New Paper Accepted: Continuous Management of Machine Learning-Based Application Behavior

October 31, 2024

Our paper entitled Continuous Management of Machine Learning-Based Application Behavior has been accepted for publication in the journal IEEE Transactions on Services Computing.

In this paper, we extend the methodology first proposed in E. Damiani, C. A. Ardagna, “Certified Machine-Learning Models”, in Proc. of SOFSEM 2020, Limassol, Cyprus, January 2020 and M. Anisetti, C. A. Ardagna, E. Damiani, P. G. Panero, “A Methodology for Non-Functional Property Evaluation of Machine Learning Models”, in Proc. of MEDES 2020, Virtual, November 2020 to manage the behavior of ML-based applications at run time.

In this paper, we face this hot research topic from a different perspective. Our goal is to ensure that the behavior of the ML-based application with respect to a given non-functional property remains stable over time. Existing approaches either

focus on a specific non-functional property (e.g., fairness) and ensure that the ML model supports the property over time, as new data points arrives for inference (or training, depending on the setting)
focus on functional management and ensure that the ML model/application has high accuracy (or other quality metrics) over time, as new data points arrives for inference (or training, depending on the setting)

Our approach

takes as input a quantitative, measurable definition of a non-functional property (e.g., variance for fairness)
relies on a set of trained ML models
selects one ML model to be used for inference, and continuously monitors the model: when it degrades in terms of the non-functional property, it is substituted with another ML model in the pool.

Model monitoring and substitution is based on a Dynamic Multi-Armed Bandit (Dynamic MAB). Let us start from a traditional MAB-based approach. It evaluates the ML models in terms of the non-functional property and retrieves the winning model: the winner is the one used by the application, substituting the previous one when its (non-functional) quality degrades. In our Dynamic MAB approach, ML models are evaluated in windows of execution traces (i.e., inference-time data points and the corresponding predictions). The Dynamic MAB automatically computes window termination, that is, when its decision is statistically significant. In addition, the Dynamic MAB maintains a tunable memory of past executions, to avoid re-instantiating the MAB at every window.

To summarize, the Dynamic MAB evaluates the ML models on the given execution traces in dynamically sized windows. At the end of each window, the winner model is put in production substituting the preceding one and ensuring stable non-functional behavior.

What happens when the currently selected model is severely degrading but the window is not over yet? We introduce the notion of early substitution to solve this issue, fixing a substitution threshold for early substitution.

The following picture summarizes our approach.

The authors of the paper are: Marco Anisetti, Claudio A. Ardagna, Nicola Bena (me), Ernesto Damiani, and Paolo G. Panero.

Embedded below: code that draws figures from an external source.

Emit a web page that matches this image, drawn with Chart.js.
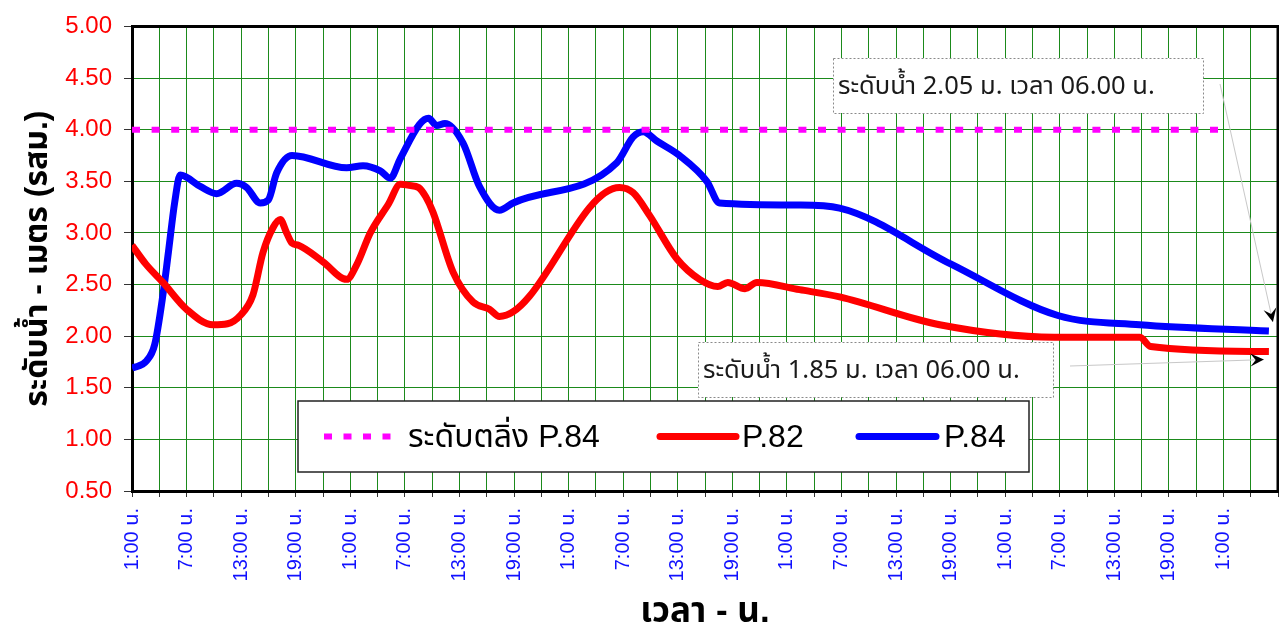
<!DOCTYPE html>
<html>
<head>
<meta charset="utf-8">
<script src="https://cdn.jsdelivr.net/npm/chart.js@4.4.1/dist/chart.umd.min.js"></script>
<style>
  html, body { margin: 0; padding: 0; background: #fff; }
  #wrap { width: 1279px; height: 630px; }
</style>
</head>
<body>
<div id="wrap"><canvas id="chart" width="1279" height="630"></canvas></div>
<script>
// hours counted from 1:00 on the first day, levels in metres (MSL)
var p82Hours = [0, 1.5, 3.4, 6, 8.9, 10.5, 11.9, 13.3, 14.4, 15.5, 16.3, 17.0, 17.6, 18.3, 21, 23.6, 24.7, 26.2, 28.2, 29.5, 30.5, 31.5, 32.3, 33.1, 35.3, 37.5, 39.3, 40.4, 53.6, 55.1, 56.9, 59.9, 62.4, 64.4, 65.5, 67.4, 68.7, 73.4, 77.8, 88.8, 101.4, 110.8, 112, 125];
var p82Level = [2.88, 2.70, 2.52, 2.26, 2.11, 2.12, 2.20, 2.40, 2.81, 3.05, 3.13, 3.00, 2.90, 2.88, 2.72, 2.55, 2.69, 3.00, 3.28, 3.47, 3.46, 3.44, 3.35, 3.20, 2.62, 2.33, 2.26, 2.19, 3.44, 3.39, 3.17, 2.75, 2.55, 2.48, 2.52, 2.46, 2.52, 2.45, 2.38, 2.11, 1.99, 1.99, 1.90, 1.85];

var p84Hours = [0, 1.6, 2.5, 3.4, 4.0, 4.7, 5.3, 7.5, 9.3, 11.5, 12.6, 14.1, 15.0, 15.9, 17.6, 23.6, 25.4, 27.3, 28.4, 29.5, 31.6, 32.6, 33.5, 34.4, 36.4, 38.2, 40.4, 41.9, 53.3, 55.1, 56.2, 57.7, 60.2, 63.2, 64.6, 73.4, 77.8, 90, 101.8, 110.8, 125];
var p84Level = [1.69, 1.76, 1.92, 2.40, 2.81, 3.30, 3.56, 3.45, 3.38, 3.48, 3.44, 3.29, 3.32, 3.58, 3.75, 3.63, 3.65, 3.60, 3.53, 3.72, 4.05, 4.11, 4.04, 4.06, 3.87, 3.45, 3.22, 3.29, 3.68, 3.93, 3.98, 3.89, 3.75, 3.50, 3.29, 3.27, 3.24, 2.70, 2.20, 2.11, 2.05];

var bankHours = [0, 120];
var bankLevel = [4.00, 4.00];

var seriesNames = ['ระดับตลิ่ง P.84', 'P.82', 'P.84'];
var noteTexts = ['ระดับน้ำ 2.05 ม. เวลา 06.00 น.', 'ระดับน้ำ 1.85 ม. เวลา 06.00 น.'];

var THAI = "'Liberation Sans', Arial, 'Noto Sans Thai', sans-serif";

function pairs(xs, ys) {
    return xs.map(function (x, i) { return {x: x, y: ys[i]}; });
}

function hourLabel(h) {
    return ((1 + h) % 24) + ':00 น.';
}

function arrow(ctx, x1, y1, x2, y2) {
    ctx.strokeStyle = '#c8c8c8';
    ctx.lineWidth = 1;
    ctx.setLineDash([]);
    ctx.beginPath();
    ctx.moveTo(x1, y1);
    ctx.lineTo(x2, y2);
    ctx.stroke();
    var ang = Math.atan2(y2 - y1, x2 - x1), len = 15;
    ctx.fillStyle = '#000';
    ctx.beginPath();
    ctx.moveTo(x2, y2);
    ctx.lineTo(x2 - len * Math.cos(ang - 0.45), y2 - len * Math.sin(ang - 0.45));
    ctx.lineTo(x2 - len * 0.55 * Math.cos(ang), y2 - len * 0.55 * Math.sin(ang));
    ctx.lineTo(x2 - len * Math.cos(ang + 0.45), y2 - len * Math.sin(ang + 0.45));
    ctx.closePath();
    ctx.fill();
}

function noteBox(ctx, x, y, w, h, text) {
    ctx.fillStyle = '#fff';
    ctx.fillRect(x, y, w, h);
    ctx.strokeStyle = '#8a8a8a';
    ctx.lineWidth = 1;
    ctx.setLineDash([2, 2]);
    ctx.strokeRect(x + 0.5, y + 0.5, w, h);
    ctx.setLineDash([]);
    ctx.fillStyle = '#1a1a1a';
    ctx.font = "25.5px 'Noto Sans', 'Noto Sans Thai', sans-serif";
    ctx.textAlign = 'left';
    ctx.textBaseline = 'middle';
    ctx.fillText(text, x + 5, y + h / 2 + 1);
}

var decorations = {
    id: 'decorations',
    beforeDraw: function (chart) {
        var ctx = chart.ctx;
        ctx.save();
        ctx.fillStyle = '#fff';
        ctx.fillRect(0, 0, chart.width, chart.height);
        ctx.restore();
    },
    afterDraw: function (chart) {
        var ctx = chart.ctx, a = chart.chartArea;
        var xs = chart.scales.x, ys = chart.scales.y;
        ctx.save();

        // frame top/right
        ctx.strokeStyle = '#000';
        ctx.lineWidth = 3;
        ctx.beginPath();
        ctx.moveTo(a.left, a.top);
        ctx.lineTo(a.right, a.top);
        ctx.lineTo(a.right, a.bottom);
        ctx.stroke();

        // legend box
        var lx = 298, ly = 401, lw = 731, lh = 71, cy = ly + lh / 2;
        ctx.fillStyle = '#fff';
        ctx.fillRect(lx, ly, lw, lh);
        ctx.strokeStyle = '#222';
        ctx.lineWidth = 1.5;
        ctx.strokeRect(lx, ly, lw, lh);

        ctx.lineWidth = 6;
        ctx.strokeStyle = '#ff00ff';
        ctx.setLineDash([8, 11.5]);
        ctx.beginPath(); ctx.moveTo(324, cy); ctx.lineTo(398, cy); ctx.stroke();
        ctx.setLineDash([]);
        ctx.lineCap = 'round';
        ctx.lineWidth = 7;
        ctx.strokeStyle = '#ff0000';
        ctx.beginPath(); ctx.moveTo(660, cy); ctx.lineTo(736, cy); ctx.stroke();
        ctx.strokeStyle = '#0000ff';
        ctx.beginPath(); ctx.moveTo(859, cy); ctx.lineTo(936, cy); ctx.stroke();
        ctx.lineCap = 'butt';

        ctx.fillStyle = '#000';
        ctx.font = '32px ' + THAI;
        ctx.textAlign = 'left';
        ctx.textBaseline = 'middle';
        ctx.fillText(seriesNames[0], 408, cy + 2);
        ctx.fillText(seriesNames[1], 742, cy + 2);
        ctx.fillText(seriesNames[2], 944, cy + 2);

        // notes for the last readings
        var endX = xs.getPixelForValue(p84Hours[p84Hours.length - 1]);
        var blueY = ys.getPixelForValue(p84Level[p84Level.length - 1]);
        var redY = ys.getPixelForValue(p82Level[p82Level.length - 1]);

        arrow(ctx, 1220, 84, endX + 4, blueY - 9);
        arrow(ctx, 1070, 366, endX - 5, redY + 8);

        noteBox(ctx, 833, 58, 370, 55, noteTexts[0]);
        noteBox(ctx, 698, 342, 355, 55, noteTexts[1]);

        ctx.restore();
    }
};

var ctx = document.getElementById('chart');

var myChart = new Chart(ctx, {
    type: 'line',
    data: {
        datasets: [
            {
                label: seriesNames[0],
                data: pairs(bankHours, bankLevel),
                borderColor: '#ff00ff',
                borderWidth: 6,
                borderDash: [8, 11.6],
                pointRadius: 0,
                fill: false
            },
            {
                label: seriesNames[1],
                data: pairs(p82Hours, p82Level),
                borderColor: '#ff0000',
                borderWidth: 7,
                cubicInterpolationMode: 'monotone',
                pointRadius: 0,
                fill: false
            },
            {
                label: seriesNames[2],
                data: pairs(p84Hours, p84Level),
                borderColor: '#0000ff',
                borderWidth: 7,
                cubicInterpolationMode: 'monotone',
                pointRadius: 0,
                fill: false
            }
        ]
    },
    options: {
        responsive: false,
        animation: false,
        layout: {padding: {top: 22, right: 1, left: 0, bottom: 0}},
        plugins: {
            legend: {display: false},
            tooltip: {enabled: false}
        },
        scales: {
            x: {
                type: 'linear',
                min: 0,
                max: 126,
                afterFit: function (scale) {
                    scale.height = 139;
                    scale.paddingLeft = 0;
                    scale.paddingRight = 0;
                },
                border: {display: true, color: '#000', width: 3},
                grid: {color: '#1b8a1b', lineWidth: 1, tickColor: '#333', tickLength: 6},
                ticks: {
                    stepSize: 3,
                    autoSkip: false,
                    minRotation: 90,
                    maxRotation: 90,
                    padding: 11,
                    color: '#1010ff',
                    font: {family: THAI, size: 20},
                    callback: function (v) { return (v % 6 === 0 && v < 126) ? hourLabel(v) : ''; }
                },
                title: {
                    display: true,
                    text: 'เวลา - น.',
                    color: '#000',
                    font: {family: THAI, size: 35, weight: 'bold', lineHeight: 1.0},
                    padding: {top: 0, bottom: 0}
                }
            },
            y: {
                min: 0.5,
                max: 5,
                afterFit: function (scale) { scale.width = 132; },
                border: {display: true, color: '#000', width: 3},
                grid: {color: '#1b8a1b', lineWidth: 1, tickColor: '#333', tickLength: 8},
                ticks: {
                    stepSize: 0.5,
                    padding: 12,
                    color: '#ff0000',
                    font: {family: THAI, size: 24},
                    callback: function (v) { return v.toFixed(2); }
                },
                title: {
                    display: true,
                    text: 'ระดับน้ำ - เมตร (รสม.)',
                    color: '#000',
                    font: {family: THAI, size: 32, weight: 'bold', lineHeight: 1.2},
                    padding: {top: 19, bottom: 0}
                }
            }
        }
    },
    plugins: [decorations]
});
</script>
</body>
</html>
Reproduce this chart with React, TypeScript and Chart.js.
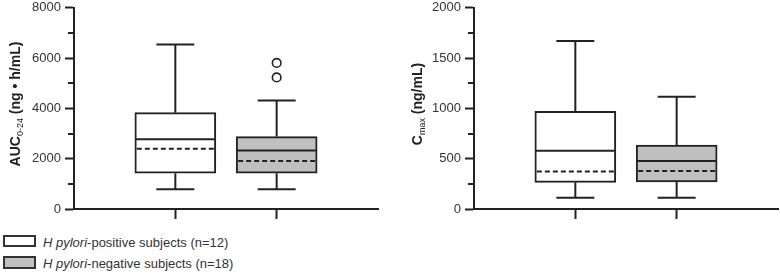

Below is the full abstract.

Modern applications are increasingly driven by Machine Learning (ML) models and their non-deterministic behavior is affecting the entire application life cycle from design to operation. The pervasive adoption of ML is urgently calling for approaches that guarantee a stable non-functional behavior of ML-based applications over time and across model changes. To this aim, non-functional properties of ML models, such as privacy, confidentiality, fairness, and explainability, must be monitored, verified, and maintained. This need is even more pressing when modern applications operate in the cloud-edge continuum, increasing their complexity and dynamicity. Existing approaches mostly focus on i) implementing classifier selection solutions according to the functional behavior of ML models, ii) finding new algorithmic solutions to this need, such as continuous re-training. In this paper, we propose a multi-model approach built on dynamic classifier selection, where multiple ML models showing similar non-functional properties are available to the application and one model is selected at time according to (dynamic and unpredictable) contextual changes. Our solution goes beyond the state of the art by providing an architectural and methodological approach that continuously guarantees a stable non-functional behavior of ML-based applications, is applicable to any ML models, and is driven by non-functional properties assessed on the models themselves. It consists of a two-step process working during application operation, where model assessment verifies non-functional properties of ML models trained and selected at development time, and model substitution guarantees a continuous and stable support of non-functional properties. We experimentally evaluate our solution in a real-world scenario focusing on non-functional property fairness.